++++ Information provided ++++

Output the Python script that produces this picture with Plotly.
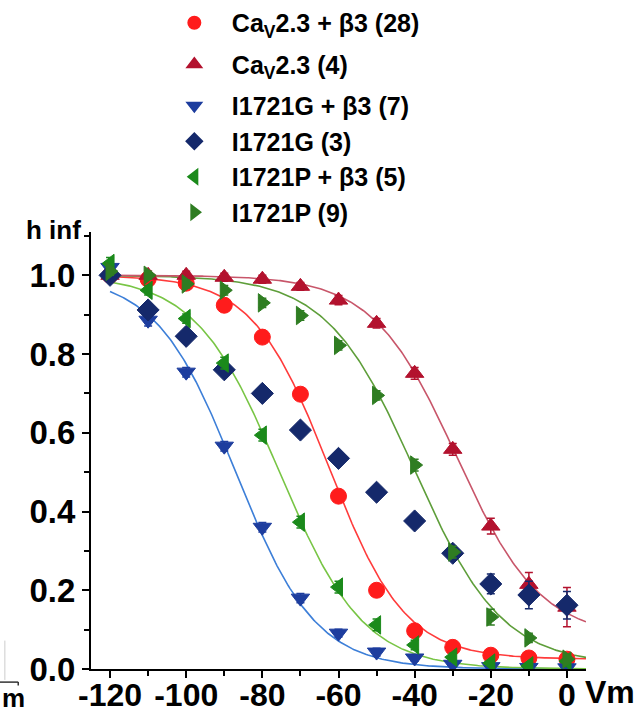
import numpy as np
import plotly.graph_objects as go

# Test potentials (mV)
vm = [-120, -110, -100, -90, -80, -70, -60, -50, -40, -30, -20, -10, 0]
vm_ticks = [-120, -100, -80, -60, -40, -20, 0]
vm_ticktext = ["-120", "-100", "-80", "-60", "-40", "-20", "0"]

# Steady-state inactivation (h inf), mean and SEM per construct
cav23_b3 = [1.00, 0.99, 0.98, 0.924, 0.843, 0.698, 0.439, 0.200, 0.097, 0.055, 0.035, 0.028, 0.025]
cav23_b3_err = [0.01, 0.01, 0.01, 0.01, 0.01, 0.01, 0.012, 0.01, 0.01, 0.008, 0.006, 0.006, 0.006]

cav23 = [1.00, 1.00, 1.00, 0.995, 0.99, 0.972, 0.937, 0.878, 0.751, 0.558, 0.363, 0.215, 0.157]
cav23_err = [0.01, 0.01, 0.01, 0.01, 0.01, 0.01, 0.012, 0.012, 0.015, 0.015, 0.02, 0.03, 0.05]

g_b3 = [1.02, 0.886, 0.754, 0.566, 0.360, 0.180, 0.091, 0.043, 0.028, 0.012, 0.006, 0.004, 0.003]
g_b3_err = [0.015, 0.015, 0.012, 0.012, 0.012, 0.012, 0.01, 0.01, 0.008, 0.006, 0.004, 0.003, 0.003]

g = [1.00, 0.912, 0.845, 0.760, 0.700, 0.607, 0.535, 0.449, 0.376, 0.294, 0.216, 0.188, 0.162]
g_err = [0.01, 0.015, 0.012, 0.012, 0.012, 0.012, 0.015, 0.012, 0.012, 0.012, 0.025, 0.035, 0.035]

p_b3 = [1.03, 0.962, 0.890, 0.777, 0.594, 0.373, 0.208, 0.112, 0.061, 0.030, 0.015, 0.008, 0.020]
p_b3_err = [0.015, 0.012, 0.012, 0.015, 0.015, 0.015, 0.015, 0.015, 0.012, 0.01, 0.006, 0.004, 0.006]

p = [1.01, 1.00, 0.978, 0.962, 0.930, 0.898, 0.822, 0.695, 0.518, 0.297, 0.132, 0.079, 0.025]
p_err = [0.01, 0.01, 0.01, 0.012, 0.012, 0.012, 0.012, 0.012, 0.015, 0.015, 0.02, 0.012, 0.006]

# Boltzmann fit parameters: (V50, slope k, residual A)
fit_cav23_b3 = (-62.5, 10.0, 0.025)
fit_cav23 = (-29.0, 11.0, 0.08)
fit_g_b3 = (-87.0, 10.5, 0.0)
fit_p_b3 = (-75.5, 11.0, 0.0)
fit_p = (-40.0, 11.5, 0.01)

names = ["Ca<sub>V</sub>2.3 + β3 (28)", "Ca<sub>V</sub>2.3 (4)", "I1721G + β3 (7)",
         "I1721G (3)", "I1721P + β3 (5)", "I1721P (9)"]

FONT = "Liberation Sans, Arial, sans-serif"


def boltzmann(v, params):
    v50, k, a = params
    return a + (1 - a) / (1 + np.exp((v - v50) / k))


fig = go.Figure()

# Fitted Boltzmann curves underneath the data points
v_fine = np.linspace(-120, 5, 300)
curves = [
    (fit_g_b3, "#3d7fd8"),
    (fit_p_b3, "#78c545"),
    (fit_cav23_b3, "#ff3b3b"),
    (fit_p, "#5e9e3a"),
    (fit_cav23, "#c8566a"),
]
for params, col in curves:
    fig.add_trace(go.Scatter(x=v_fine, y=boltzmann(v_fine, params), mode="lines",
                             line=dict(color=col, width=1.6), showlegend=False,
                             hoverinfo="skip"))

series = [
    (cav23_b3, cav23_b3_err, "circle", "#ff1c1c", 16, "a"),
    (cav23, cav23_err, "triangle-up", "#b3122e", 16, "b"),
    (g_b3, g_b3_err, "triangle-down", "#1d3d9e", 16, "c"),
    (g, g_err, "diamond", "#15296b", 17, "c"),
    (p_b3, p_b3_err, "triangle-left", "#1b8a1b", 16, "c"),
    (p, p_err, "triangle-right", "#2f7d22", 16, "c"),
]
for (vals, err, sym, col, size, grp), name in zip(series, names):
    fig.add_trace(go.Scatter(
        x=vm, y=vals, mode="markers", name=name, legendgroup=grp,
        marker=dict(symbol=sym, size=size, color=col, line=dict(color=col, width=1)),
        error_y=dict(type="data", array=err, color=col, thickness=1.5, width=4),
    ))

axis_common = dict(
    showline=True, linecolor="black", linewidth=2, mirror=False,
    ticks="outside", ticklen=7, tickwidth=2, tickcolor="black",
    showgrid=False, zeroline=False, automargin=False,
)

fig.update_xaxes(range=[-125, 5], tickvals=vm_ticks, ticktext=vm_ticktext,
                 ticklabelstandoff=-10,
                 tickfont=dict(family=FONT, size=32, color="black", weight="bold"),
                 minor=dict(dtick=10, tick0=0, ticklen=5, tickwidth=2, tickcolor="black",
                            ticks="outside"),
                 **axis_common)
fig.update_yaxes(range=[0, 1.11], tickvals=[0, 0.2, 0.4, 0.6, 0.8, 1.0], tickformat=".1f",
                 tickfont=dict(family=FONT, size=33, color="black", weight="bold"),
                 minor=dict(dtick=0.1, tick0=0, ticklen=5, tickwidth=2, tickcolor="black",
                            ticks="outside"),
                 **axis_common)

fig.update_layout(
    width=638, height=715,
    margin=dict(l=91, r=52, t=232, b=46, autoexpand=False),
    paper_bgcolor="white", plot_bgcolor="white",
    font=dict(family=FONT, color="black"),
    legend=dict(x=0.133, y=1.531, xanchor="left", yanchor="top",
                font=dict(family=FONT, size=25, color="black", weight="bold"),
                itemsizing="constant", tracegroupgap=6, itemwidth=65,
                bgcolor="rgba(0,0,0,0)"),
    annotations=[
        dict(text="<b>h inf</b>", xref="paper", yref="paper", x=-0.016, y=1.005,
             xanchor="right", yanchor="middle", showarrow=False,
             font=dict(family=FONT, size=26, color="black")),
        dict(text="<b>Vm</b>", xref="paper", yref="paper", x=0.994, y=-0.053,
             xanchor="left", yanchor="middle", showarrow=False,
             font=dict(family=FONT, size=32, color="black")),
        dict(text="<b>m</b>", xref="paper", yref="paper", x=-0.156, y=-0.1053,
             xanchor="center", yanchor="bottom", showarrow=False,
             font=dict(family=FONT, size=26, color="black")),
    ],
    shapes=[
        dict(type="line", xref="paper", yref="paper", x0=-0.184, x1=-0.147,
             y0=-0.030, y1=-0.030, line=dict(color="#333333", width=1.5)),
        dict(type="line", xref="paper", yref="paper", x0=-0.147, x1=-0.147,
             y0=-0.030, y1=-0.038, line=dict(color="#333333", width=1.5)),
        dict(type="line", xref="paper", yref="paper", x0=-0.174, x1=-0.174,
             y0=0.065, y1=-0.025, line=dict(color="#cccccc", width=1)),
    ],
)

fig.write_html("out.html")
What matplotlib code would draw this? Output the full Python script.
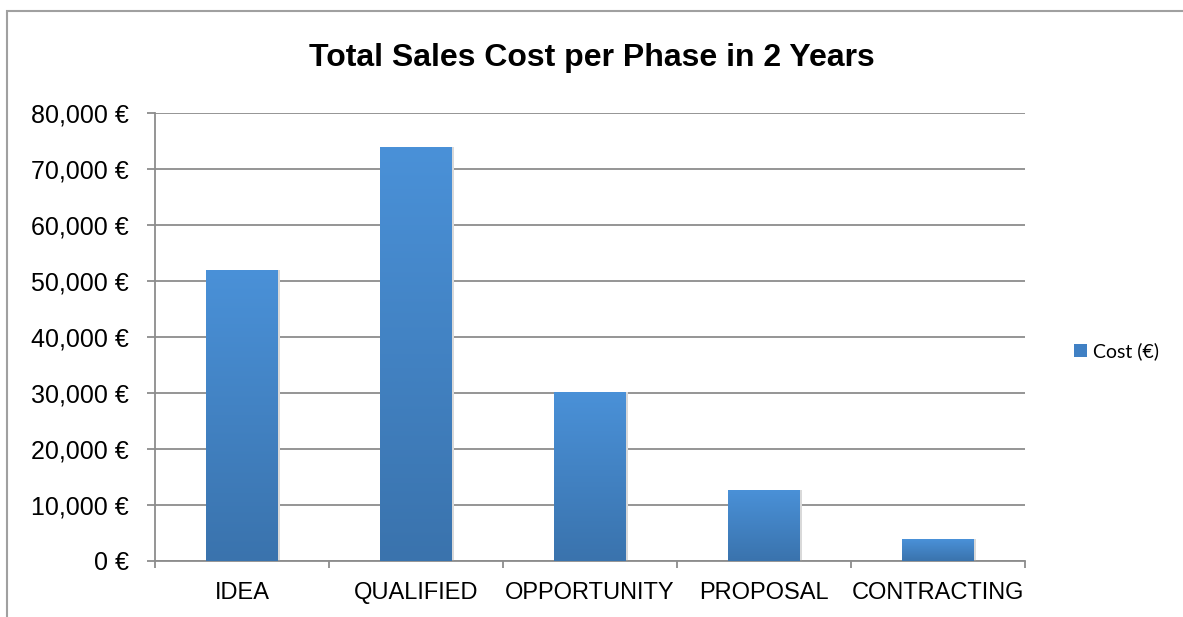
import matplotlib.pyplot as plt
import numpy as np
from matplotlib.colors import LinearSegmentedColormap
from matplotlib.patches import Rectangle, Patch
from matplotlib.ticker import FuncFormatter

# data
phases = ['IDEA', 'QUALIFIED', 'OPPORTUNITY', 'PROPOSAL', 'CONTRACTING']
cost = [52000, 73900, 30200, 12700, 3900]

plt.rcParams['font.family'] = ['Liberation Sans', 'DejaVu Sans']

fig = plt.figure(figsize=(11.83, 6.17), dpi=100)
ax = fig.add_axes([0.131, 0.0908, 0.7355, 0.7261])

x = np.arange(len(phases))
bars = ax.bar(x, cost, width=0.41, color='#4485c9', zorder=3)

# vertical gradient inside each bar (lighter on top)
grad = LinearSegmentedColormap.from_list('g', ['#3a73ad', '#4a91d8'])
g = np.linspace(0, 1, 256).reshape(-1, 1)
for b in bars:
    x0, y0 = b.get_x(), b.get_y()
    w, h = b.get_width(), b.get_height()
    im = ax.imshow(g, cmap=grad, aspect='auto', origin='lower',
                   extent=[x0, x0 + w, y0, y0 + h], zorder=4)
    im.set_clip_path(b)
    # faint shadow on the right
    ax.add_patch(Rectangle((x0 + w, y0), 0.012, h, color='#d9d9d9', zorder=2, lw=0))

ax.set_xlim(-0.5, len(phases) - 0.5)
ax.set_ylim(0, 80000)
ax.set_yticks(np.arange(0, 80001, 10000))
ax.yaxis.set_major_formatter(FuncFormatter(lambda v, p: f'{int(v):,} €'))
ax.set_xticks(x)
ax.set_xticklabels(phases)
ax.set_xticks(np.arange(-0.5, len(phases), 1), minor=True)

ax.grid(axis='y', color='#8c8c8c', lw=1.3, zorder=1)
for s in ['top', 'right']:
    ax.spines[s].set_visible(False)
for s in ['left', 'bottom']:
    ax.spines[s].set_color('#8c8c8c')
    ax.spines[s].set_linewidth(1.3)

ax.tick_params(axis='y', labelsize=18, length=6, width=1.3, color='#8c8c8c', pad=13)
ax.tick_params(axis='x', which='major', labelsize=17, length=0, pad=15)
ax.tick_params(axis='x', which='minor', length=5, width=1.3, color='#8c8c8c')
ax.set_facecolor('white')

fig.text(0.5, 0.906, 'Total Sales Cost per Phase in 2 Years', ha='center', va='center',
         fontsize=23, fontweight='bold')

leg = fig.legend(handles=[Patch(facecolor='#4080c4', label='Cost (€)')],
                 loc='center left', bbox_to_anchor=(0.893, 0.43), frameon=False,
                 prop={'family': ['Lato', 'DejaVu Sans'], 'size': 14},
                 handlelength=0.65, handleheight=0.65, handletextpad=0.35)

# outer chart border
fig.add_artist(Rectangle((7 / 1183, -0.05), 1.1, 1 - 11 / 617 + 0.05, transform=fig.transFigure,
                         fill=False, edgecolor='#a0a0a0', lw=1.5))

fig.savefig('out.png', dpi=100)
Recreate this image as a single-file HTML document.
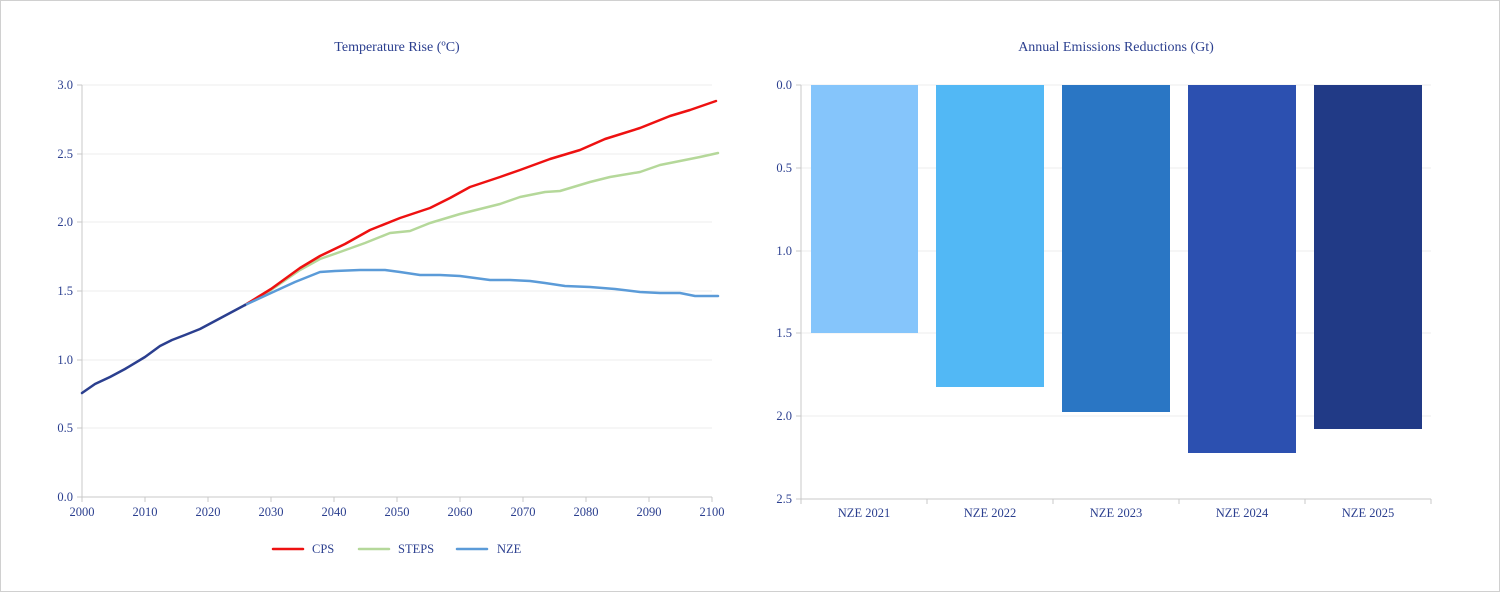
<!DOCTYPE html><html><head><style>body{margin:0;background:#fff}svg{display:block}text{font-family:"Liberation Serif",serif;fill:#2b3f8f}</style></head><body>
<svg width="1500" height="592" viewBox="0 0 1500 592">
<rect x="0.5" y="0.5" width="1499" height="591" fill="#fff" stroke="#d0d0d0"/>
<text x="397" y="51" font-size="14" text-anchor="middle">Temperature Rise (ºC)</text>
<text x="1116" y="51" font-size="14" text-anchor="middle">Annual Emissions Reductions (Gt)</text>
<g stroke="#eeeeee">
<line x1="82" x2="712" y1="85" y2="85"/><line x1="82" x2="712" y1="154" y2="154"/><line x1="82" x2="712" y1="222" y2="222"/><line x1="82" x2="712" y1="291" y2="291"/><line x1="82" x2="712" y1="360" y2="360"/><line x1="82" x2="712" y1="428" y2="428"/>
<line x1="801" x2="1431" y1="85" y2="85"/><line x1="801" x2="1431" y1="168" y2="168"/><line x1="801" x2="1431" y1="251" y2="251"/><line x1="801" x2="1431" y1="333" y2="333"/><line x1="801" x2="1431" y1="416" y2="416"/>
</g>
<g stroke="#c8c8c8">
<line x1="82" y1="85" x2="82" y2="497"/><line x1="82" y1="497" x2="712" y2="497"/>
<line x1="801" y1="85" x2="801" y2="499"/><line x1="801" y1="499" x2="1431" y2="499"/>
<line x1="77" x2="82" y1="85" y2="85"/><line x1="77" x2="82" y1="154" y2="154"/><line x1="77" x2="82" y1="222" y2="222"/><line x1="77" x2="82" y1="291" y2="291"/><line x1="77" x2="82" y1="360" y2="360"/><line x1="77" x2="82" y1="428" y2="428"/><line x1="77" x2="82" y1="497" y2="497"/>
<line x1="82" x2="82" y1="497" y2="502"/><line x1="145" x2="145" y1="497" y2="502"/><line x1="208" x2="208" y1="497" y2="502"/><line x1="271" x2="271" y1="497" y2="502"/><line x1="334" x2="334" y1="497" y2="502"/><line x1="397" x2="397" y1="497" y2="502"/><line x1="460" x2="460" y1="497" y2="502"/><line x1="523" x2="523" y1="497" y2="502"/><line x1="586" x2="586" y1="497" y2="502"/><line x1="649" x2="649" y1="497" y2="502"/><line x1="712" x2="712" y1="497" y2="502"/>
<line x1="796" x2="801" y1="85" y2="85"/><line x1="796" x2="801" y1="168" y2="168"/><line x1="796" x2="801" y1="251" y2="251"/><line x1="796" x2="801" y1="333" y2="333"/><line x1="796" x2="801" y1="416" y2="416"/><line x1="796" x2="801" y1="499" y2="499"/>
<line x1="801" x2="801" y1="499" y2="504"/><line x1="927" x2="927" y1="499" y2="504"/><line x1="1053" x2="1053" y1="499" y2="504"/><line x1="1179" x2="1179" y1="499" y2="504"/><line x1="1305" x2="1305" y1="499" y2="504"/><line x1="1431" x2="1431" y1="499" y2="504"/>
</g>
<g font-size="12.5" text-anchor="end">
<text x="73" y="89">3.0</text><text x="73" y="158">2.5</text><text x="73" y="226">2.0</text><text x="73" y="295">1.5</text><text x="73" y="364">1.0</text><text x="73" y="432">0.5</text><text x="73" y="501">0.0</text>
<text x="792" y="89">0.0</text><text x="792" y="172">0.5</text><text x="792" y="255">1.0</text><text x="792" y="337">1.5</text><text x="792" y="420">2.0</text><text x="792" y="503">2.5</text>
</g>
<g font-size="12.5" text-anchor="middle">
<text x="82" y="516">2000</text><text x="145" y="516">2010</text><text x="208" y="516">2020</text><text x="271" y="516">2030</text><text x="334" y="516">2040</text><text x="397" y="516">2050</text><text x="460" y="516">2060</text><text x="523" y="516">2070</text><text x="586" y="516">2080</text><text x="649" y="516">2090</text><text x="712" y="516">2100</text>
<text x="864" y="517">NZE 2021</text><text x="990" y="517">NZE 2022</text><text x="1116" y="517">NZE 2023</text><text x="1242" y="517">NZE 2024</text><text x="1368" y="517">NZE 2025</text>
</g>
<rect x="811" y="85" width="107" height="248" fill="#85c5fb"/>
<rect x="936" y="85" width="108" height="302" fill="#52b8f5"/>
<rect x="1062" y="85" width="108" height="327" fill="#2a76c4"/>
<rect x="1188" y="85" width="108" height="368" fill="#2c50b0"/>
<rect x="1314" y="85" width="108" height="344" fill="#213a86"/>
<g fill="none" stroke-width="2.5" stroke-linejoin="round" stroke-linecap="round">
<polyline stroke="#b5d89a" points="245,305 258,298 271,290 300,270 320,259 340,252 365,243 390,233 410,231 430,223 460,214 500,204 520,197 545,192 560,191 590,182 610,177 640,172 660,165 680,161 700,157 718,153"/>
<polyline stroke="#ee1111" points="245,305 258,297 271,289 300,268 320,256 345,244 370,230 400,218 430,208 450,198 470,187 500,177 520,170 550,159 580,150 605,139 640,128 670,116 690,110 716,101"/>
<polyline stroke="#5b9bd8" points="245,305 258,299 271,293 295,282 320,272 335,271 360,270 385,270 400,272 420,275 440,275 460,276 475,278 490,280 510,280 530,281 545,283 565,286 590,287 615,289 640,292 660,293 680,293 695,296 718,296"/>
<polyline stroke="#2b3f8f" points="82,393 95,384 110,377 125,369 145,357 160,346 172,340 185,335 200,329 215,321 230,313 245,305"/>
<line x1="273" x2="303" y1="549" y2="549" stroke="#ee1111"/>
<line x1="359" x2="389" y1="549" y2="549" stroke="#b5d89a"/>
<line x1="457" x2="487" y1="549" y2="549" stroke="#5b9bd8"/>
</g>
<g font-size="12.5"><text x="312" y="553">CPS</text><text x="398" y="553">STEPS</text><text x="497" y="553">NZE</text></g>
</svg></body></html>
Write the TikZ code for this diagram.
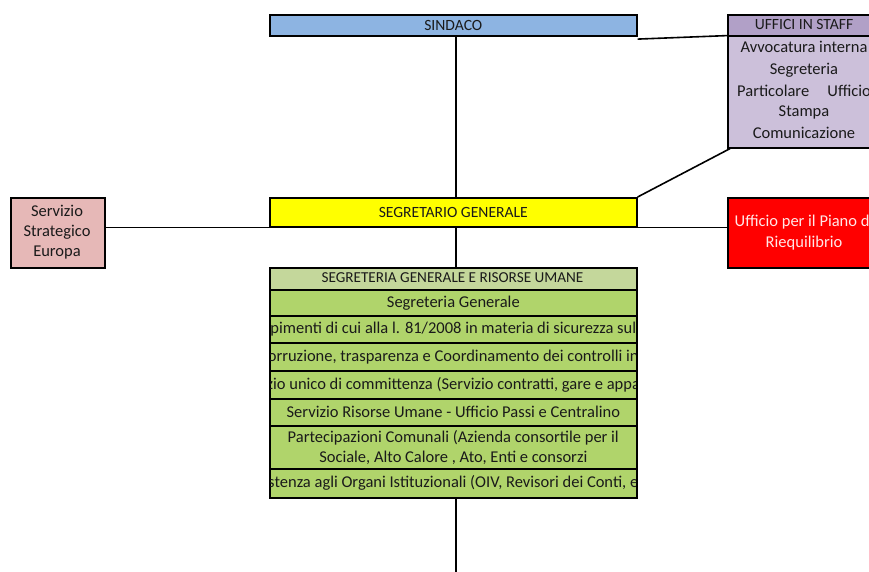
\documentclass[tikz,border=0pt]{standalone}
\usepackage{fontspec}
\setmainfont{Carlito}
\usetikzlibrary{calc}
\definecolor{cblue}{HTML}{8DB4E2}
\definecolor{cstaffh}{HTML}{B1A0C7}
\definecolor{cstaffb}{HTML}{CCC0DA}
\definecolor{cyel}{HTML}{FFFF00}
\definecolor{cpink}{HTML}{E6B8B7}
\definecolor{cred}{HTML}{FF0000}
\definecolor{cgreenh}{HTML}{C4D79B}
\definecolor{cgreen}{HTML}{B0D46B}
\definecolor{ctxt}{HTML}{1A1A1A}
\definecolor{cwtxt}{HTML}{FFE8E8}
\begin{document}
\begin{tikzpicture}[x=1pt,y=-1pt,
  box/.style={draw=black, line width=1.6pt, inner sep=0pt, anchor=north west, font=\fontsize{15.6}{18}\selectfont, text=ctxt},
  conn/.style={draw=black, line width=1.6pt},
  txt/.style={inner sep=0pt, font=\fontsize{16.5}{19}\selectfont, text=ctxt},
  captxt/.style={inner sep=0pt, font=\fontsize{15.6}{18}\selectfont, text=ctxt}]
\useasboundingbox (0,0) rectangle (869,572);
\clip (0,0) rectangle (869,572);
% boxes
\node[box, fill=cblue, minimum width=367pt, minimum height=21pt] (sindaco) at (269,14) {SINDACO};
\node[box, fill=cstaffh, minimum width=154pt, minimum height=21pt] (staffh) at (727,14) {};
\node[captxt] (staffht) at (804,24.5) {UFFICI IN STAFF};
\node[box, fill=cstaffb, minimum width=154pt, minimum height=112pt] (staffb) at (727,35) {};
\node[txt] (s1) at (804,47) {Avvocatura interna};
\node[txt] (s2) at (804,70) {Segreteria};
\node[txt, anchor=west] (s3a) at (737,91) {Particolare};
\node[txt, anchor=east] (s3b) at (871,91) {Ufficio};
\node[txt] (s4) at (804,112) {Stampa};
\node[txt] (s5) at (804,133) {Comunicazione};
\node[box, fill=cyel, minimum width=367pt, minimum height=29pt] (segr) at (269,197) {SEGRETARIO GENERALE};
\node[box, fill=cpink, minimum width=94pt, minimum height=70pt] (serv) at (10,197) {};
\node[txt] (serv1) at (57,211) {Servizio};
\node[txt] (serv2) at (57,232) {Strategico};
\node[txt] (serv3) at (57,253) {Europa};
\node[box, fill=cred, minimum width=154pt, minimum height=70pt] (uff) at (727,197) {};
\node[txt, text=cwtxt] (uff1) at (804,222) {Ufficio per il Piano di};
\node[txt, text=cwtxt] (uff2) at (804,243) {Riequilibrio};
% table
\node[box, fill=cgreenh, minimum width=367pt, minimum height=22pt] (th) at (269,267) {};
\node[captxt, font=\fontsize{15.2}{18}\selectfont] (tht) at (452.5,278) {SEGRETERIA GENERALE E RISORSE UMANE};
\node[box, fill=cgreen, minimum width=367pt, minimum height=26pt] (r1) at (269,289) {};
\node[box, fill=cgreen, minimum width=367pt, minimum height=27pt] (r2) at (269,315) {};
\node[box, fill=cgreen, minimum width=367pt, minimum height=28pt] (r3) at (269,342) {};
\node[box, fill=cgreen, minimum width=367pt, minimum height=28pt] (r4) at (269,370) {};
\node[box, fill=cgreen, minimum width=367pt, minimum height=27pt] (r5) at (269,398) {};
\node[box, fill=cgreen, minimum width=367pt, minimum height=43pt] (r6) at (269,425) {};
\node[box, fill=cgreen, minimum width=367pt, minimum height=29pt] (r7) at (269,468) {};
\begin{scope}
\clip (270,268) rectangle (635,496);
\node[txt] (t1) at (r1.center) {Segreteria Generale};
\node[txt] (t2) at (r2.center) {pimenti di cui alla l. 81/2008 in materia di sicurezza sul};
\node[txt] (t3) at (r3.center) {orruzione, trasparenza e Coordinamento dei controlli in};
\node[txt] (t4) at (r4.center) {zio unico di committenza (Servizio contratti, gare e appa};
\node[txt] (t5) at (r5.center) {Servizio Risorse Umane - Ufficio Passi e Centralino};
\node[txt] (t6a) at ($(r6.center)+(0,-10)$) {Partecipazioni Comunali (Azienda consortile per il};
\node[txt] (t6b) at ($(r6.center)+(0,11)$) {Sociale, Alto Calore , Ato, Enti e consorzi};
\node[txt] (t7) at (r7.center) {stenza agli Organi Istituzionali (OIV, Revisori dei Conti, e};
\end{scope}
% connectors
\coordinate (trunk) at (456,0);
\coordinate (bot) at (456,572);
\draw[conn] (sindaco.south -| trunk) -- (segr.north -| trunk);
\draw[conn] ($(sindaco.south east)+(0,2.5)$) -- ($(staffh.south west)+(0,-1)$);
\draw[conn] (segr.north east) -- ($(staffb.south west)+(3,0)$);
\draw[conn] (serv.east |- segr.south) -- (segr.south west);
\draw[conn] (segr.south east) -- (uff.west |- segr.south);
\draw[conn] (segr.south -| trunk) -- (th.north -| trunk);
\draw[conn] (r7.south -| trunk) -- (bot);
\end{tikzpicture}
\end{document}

++++

> _Short exercise_
Write out again, exactly, the lines from the start of the listing up to the line containing "0.004, 0.003, 0.003]", with both ends and without pictures.

> _Written solution_
Output the Python script that produces this picture with Plotly.
import numpy as np
import plotly.graph_objects as go

# Test potentials (mV)
vm = [-120, -110, -100, -90, -80, -70, -60, -50, -40, -30, -20, -10, 0]
vm_ticks = [-120, -100, -80, -60, -40, -20, 0]
vm_ticktext = ["-120", "-100", "-80", "-60", "-40", "-20", "0"]

# Steady-state inactivation (h inf), mean and SEM per construct
cav23_b3 = [1.00, 0.99, 0.98, 0.924, 0.843, 0.698, 0.439, 0.200, 0.097, 0.055, 0.035, 0.028, 0.025]
cav23_b3_err = [0.01, 0.01, 0.01, 0.01, 0.01, 0.01, 0.012, 0.01, 0.01, 0.008, 0.006, 0.006, 0.006]

cav23 = [1.00, 1.00, 1.00, 0.995, 0.99, 0.972, 0.937, 0.878, 0.751, 0.558, 0.363, 0.215, 0.157]
cav23_err = [0.01, 0.01, 0.01, 0.01, 0.01, 0.01, 0.012, 0.012, 0.015, 0.015, 0.02, 0.03, 0.05]

g_b3 = [1.02, 0.886, 0.754, 0.566, 0.360, 0.180, 0.091, 0.043, 0.028, 0.012, 0.006, 0.004, 0.003]
g_b3_err = [0.015, 0.015, 0.012, 0.012, 0.012, 0.012, 0.01, 0.01, 0.008, 0.006, 0.004, 0.003, 0.003]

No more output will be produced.